- [Aim]: The listing below must be repeated word for word, with its images excluded.

- [Collected material]:

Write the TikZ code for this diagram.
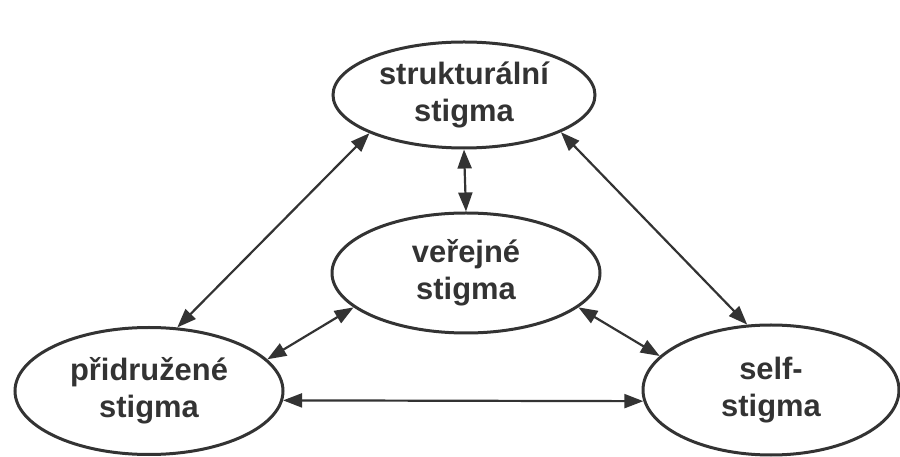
\documentclass[tikz,border=0pt]{standalone}
\usepackage{fontspec}
\setmainfont{Liberation Sans}
\usetikzlibrary{shapes,arrows.meta}
\colorlet{ink}{black!80}
\tikzset{%
  bubble/.style = {draw, ellipse, line width=3bp, inner sep=0pt, align=center,
    font=\bfseries\fontsize{31}{37}\selectfont}, % Stigma type
  link/.style   = {{Triangle[length=19bp,width=14bp]}-{Triangle[length=19bp,width=14bp]},
    line width=2.2bp} % Two-way link
}

\begin{document}
\begin{tikzpicture}[x=1bp, y=-1bp, color=ink]
        \useasboundingbox (0,0) rectangle (900,457);
        \draw
            node [bubble, minimum width=262bp, minimum height=106bp] (strukt) at (464,95) {strukturální\\stigma}
            node [bubble, minimum width=268bp, minimum height=120bp] (verej) at (466,273) {veřejné\\stigma}
            node [bubble, minimum width=268bp, minimum height=127bp] (pridr) at (149,391) {přidružené\\stigma}
            node [bubble, minimum width=256bp, minimum height=130bp] (selfst) at (771,390) {self-\\stigma};

            \draw[link] (strukt.270) -- (verej.90);
            \draw[link] (strukt.202) -- (pridr.66);
            \draw[link] (strukt.339) -- (selfst.110);
            \draw[link] (verej.197) -- (pridr.15);
            \draw[link] (verej.343) -- (selfst.163);
            \draw[link] (pridr.-4) -- (selfst.185);
        \end{tikzpicture}
\end{document}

- [Exercise result]:
Write the TikZ code for this diagram.
\documentclass[tikz,border=0pt]{standalone}
\usepackage{fontspec}
\setmainfont{Liberation Sans}
\usetikzlibrary{shapes,arrows.meta}
\colorlet{ink}{black!80}
\tikzset{%
  bubble/.style = {draw, ellipse, line width=3bp, inner sep=0pt, align=center,
    font=\bfseries\fontsize{31}{37}\selectfont}, % Stigma type
  link/.style   = {{Triangle[length=19bp,width=14bp]}-{Triangle[length=19bp,width=14bp]},
    line width=2.2bp} % Two-way link
}

\begin{document}
\begin{tikzpicture}[x=1bp, y=-1bp, color=ink]
        \useasboundingbox (0,0) rectangle (900,457);
        \draw
            node [bubble, minimum width=262bp, minimum height=106bp] (strukt) at (464,95) {strukturální\\stigma}
            node [bubble, minimum width=268bp, minimum height=120bp] (verej) at (466,273) {veřejné\\stigma}
            node [bubble, minimum width=268bp, minimum height=127bp] (pridr) at (149,391) {přidružené\\stigma}
            node [bubble, minimum width=256bp, minimum height=130bp] (selfst) at (771,390) {self-\\stigma};

            \draw[link] (strukt.270) -- (verej.90);
            \draw[link] (strukt.202) -- (pridr.66);
            \draw[link] (strukt.339) -- (selfst.110);
            \draw[link] (verej.197) -- (pridr.15);
            \draw[link] (verej.343) -- (selfst.163);
            \draw[link] (pridr.-4) -- (selfst.185);
        \end{tikzpicture}
\end{document}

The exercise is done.